WORK TO DO =
Exclude images, then output the remaining data verbatim.

═════ DATA SEGMENT

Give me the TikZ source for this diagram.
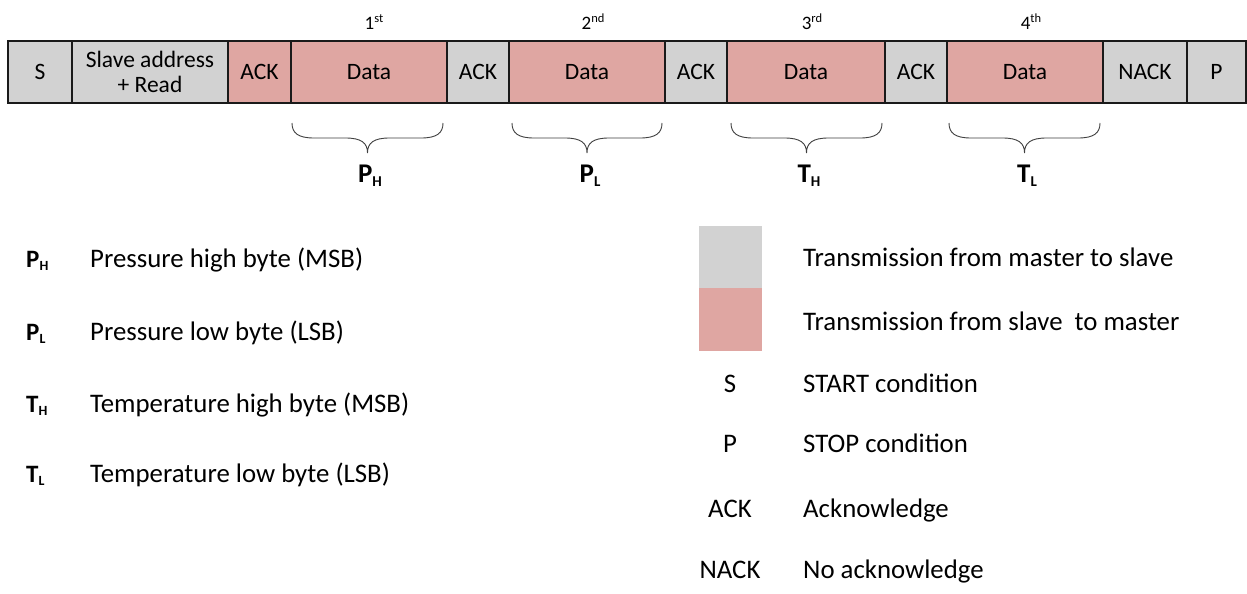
\documentclass[tikz,border=0pt]{standalone}
\usepackage{fontspec}
\setmainfont{Carlito}
\definecolor{mgray}{HTML}{D2D2D2}
\definecolor{spink}{HTML}{DFA6A2}
\definecolor{edge}{HTML}{1A1A1A}
\newcommand\sublabel[2]{{\fontsize{27}{27}\selectfont\bfseries #1}\raisebox{-4pt}{\fontsize{15}{15}\selectfont\bfseries #2}}
\newcommand\leglabel[2]{{\fontsize{25}{25}\selectfont\bfseries #1}\raisebox{-3.5pt}{\fontsize{14}{14}\selectfont\bfseries #2}}
\newcommand\ordlabel[2]{{\fontsize{19}{19}\selectfont #1}\raisebox{7.5pt}{\fontsize{12.5}{12.5}\selectfont #2}}
\newcommand\ubrace[2]{%
  \draw[bracestyle] (#1,123) .. controls (#1,133) and (#1+6,138) .. (#1+22,138)
    -- ({(#1+#2)/2-22},138) .. controls ({(#1+#2)/2-6},138) and ({(#1+#2)/2},143) .. ({(#1+#2)/2},153)
    .. controls ({(#1+#2)/2},143) and ({(#1+#2)/2+6},138) .. ({(#1+#2)/2+22},138)
    -- (#2-22,138) .. controls (#2-6,138) and (#2,133) .. (#2,123);}
\begin{document}
\begin{tikzpicture}[x=1pt,y=-1pt,
  cell/.style={draw=edge, line width=1.3pt, minimum height=62pt, anchor=north west,
    inner sep=0pt, outer sep=0pt, font=\fontsize{23.5}{25}\selectfont, align=center},
  ms/.style={cell, fill=mgray},
  sm/.style={cell, fill=spink},
  bracestyle/.style={draw=black!75, line width=0.9pt},
  legtext/.style={anchor=base west, inner sep=0pt, font=\fontsize{26.8}{26.8}\selectfont},
  legsym/.style={anchor=base, inner sep=0pt, font=\fontsize{26.8}{26.8}\selectfont},
  leftsym/.style={anchor=base west, inner sep=0pt},
  ord/.style={anchor=base, inner sep=0pt},
  blabel/.style={anchor=base, inner sep=0pt}]
\useasboundingbox (0,0) rectangle (1247,594);
\fill[white] (0,0) rectangle (1247,594);

% frame strip
\node[ms, minimum width=64]  (s)    at (8,41)    {S};
\node[ms, minimum width=156] (addr) at (72,41)   {Slave address\\+ Read};
\node[sm, minimum width=63]  (a0)   at (228,41)  {ACK};
\node[sm, minimum width=156] (d1)   at (291,41)  {Data};
\node[ms, minimum width=62]  (a1)   at (447,41)  {ACK};
\node[sm, minimum width=156] (d2)   at (509,41)  {Data};
\node[ms, minimum width=62]  (a2)   at (665,41)  {ACK};
\node[sm, minimum width=158] (d3)   at (727,41)  {Data};
\node[ms, minimum width=62]  (a3)   at (885,41)  {ACK};
\node[sm, minimum width=156] (d4)   at (947,41)  {Data};
\node[ms, minimum width=84]  (nack) at (1103,41) {NACK};
\node[ms, minimum width=59]  (p)    at (1187,41) {P};

% ordinal labels
\node[ord] (o1) at (374,30)  {\ordlabel{1}{st}};
\node[ord] (o2) at (593,30)  {\ordlabel{2}{nd}};
\node[ord] (o3) at (812,30)  {\ordlabel{3}{rd}};
\node[ord] (o4) at (1031,30) {\ordlabel{4}{th}};

% braces
\ubrace{292}{443}
\ubrace{512}{662}
\ubrace{731}{882}
\ubrace{949}{1100}
\node[blabel] (bph) at (370,182)  {\sublabel{P}{H}};
\node[blabel] (bpl) at (590,182)  {\sublabel{P}{L}};
\node[blabel] (bth) at (809,182)  {\sublabel{T}{H}};
\node[blabel] (btl) at (1027,182) {\sublabel{T}{L}};

% left legend
\node[leftsym] (lph) at (26,267) {\leglabel{P}{H}};
\node[leftsym] (lpl) at (26,340) {\leglabel{P}{L}};
\node[leftsym] (lth) at (26,412) {\leglabel{T}{H}};
\node[leftsym] (ltl) at (26,482) {\leglabel{T}{L}};
\node[legtext] (tph) at (90,267) {Pressure high byte (MSB)};
\node[legtext] (tpl) at (90,340) {Pressure low byte (LSB)};
\node[legtext] (tth) at (90,412) {Temperature high byte (MSB)};
\node[legtext] (ttl) at (90,482) {Temperature low byte (LSB)};

% right legend
\fill[mgray] (699,226) rectangle (762,288);
\fill[spink] (699,288) rectangle (762,351);
\node[legtext] (tms) at (803,266) {Transmission from master to slave};
\node[legtext] (tsm) at (803,330) {Transmission from slave\ \ to master};
\node[legsym] (ls)    at (730,392) {S};
\node[legsym] (lp)    at (730,452) {P};
\node[legsym] (lack)  at (730,517) {ACK};
\node[legsym] (lnack) at (730,578) {NACK};
\node[legtext] (ts)    at (803,392) {START condition};
\node[legtext] (tp)    at (803,452) {STOP condition};
\node[legtext] (tack)  at (803,517) {Acknowledge};
\node[legtext] (tnack) at (803,578) {No acknowledge};
\end{tikzpicture}
\end{document}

══════════

EXERCISE SOLUTION =
Give me the TikZ source for this diagram.
\documentclass[tikz,border=0pt]{standalone}
\usepackage{fontspec}
\setmainfont{Carlito}
\definecolor{mgray}{HTML}{D2D2D2}
\definecolor{spink}{HTML}{DFA6A2}
\definecolor{edge}{HTML}{1A1A1A}
\newcommand\sublabel[2]{{\fontsize{27}{27}\selectfont\bfseries #1}\raisebox{-4pt}{\fontsize{15}{15}\selectfont\bfseries #2}}
\newcommand\leglabel[2]{{\fontsize{25}{25}\selectfont\bfseries #1}\raisebox{-3.5pt}{\fontsize{14}{14}\selectfont\bfseries #2}}
\newcommand\ordlabel[2]{{\fontsize{19}{19}\selectfont #1}\raisebox{7.5pt}{\fontsize{12.5}{12.5}\selectfont #2}}
\newcommand\ubrace[2]{%
  \draw[bracestyle] (#1,123) .. controls (#1,133) and (#1+6,138) .. (#1+22,138)
    -- ({(#1+#2)/2-22},138) .. controls ({(#1+#2)/2-6},138) and ({(#1+#2)/2},143) .. ({(#1+#2)/2},153)
    .. controls ({(#1+#2)/2},143) and ({(#1+#2)/2+6},138) .. ({(#1+#2)/2+22},138)
    -- (#2-22,138) .. controls (#2-6,138) and (#2,133) .. (#2,123);}
\begin{document}
\begin{tikzpicture}[x=1pt,y=-1pt,
  cell/.style={draw=edge, line width=1.3pt, minimum height=62pt, anchor=north west,
    inner sep=0pt, outer sep=0pt, font=\fontsize{23.5}{25}\selectfont, align=center},
  ms/.style={cell, fill=mgray},
  sm/.style={cell, fill=spink},
  bracestyle/.style={draw=black!75, line width=0.9pt},
  legtext/.style={anchor=base west, inner sep=0pt, font=\fontsize{26.8}{26.8}\selectfont},
  legsym/.style={anchor=base, inner sep=0pt, font=\fontsize{26.8}{26.8}\selectfont},
  leftsym/.style={anchor=base west, inner sep=0pt},
  ord/.style={anchor=base, inner sep=0pt},
  blabel/.style={anchor=base, inner sep=0pt}]
\useasboundingbox (0,0) rectangle (1247,594);
\fill[white] (0,0) rectangle (1247,594);

% frame strip
\node[ms, minimum width=64]  (s)    at (8,41)    {S};
\node[ms, minimum width=156] (addr) at (72,41)   {Slave address\\+ Read};
\node[sm, minimum width=63]  (a0)   at (228,41)  {ACK};
\node[sm, minimum width=156] (d1)   at (291,41)  {Data};
\node[ms, minimum width=62]  (a1)   at (447,41)  {ACK};
\node[sm, minimum width=156] (d2)   at (509,41)  {Data};
\node[ms, minimum width=62]  (a2)   at (665,41)  {ACK};
\node[sm, minimum width=158] (d3)   at (727,41)  {Data};
\node[ms, minimum width=62]  (a3)   at (885,41)  {ACK};
\node[sm, minimum width=156] (d4)   at (947,41)  {Data};
\node[ms, minimum width=84]  (nack) at (1103,41) {NACK};
\node[ms, minimum width=59]  (p)    at (1187,41) {P};

% ordinal labels
\node[ord] (o1) at (374,30)  {\ordlabel{1}{st}};
\node[ord] (o2) at (593,30)  {\ordlabel{2}{nd}};
\node[ord] (o3) at (812,30)  {\ordlabel{3}{rd}};
\node[ord] (o4) at (1031,30) {\ordlabel{4}{th}};

% braces
\ubrace{292}{443}
\ubrace{512}{662}
\ubrace{731}{882}
\ubrace{949}{1100}
\node[blabel] (bph) at (370,182)  {\sublabel{P}{H}};
\node[blabel] (bpl) at (590,182)  {\sublabel{P}{L}};
\node[blabel] (bth) at (809,182)  {\sublabel{T}{H}};
\node[blabel] (btl) at (1027,182) {\sublabel{T}{L}};

% left legend
\node[leftsym] (lph) at (26,267) {\leglabel{P}{H}};
\node[leftsym] (lpl) at (26,340) {\leglabel{P}{L}};
\node[leftsym] (lth) at (26,412) {\leglabel{T}{H}};
\node[leftsym] (ltl) at (26,482) {\leglabel{T}{L}};
\node[legtext] (tph) at (90,267) {Pressure high byte (MSB)};
\node[legtext] (tpl) at (90,340) {Pressure low byte (LSB)};
\node[legtext] (tth) at (90,412) {Temperature high byte (MSB)};
\node[legtext] (ttl) at (90,482) {Temperature low byte (LSB)};

% right legend
\fill[mgray] (699,226) rectangle (762,288);
\fill[spink] (699,288) rectangle (762,351);
\node[legtext] (tms) at (803,266) {Transmission from master to slave};
\node[legtext] (tsm) at (803,330) {Transmission from slave\ \ to master};
\node[legsym] (ls)    at (730,392) {S};
\node[legsym] (lp)    at (730,452) {P};
\node[legsym] (lack)  at (730,517) {ACK};
\node[legsym] (lnack) at (730,578) {NACK};
\node[legtext] (ts)    at (803,392) {START condition};
\node[legtext] (tp)    at (803,452) {STOP condition};
\node[legtext] (tack)  at (803,517) {Acknowledge};
\node[legtext] (tnack) at (803,578) {No acknowledge};
\end{tikzpicture}
\end{document}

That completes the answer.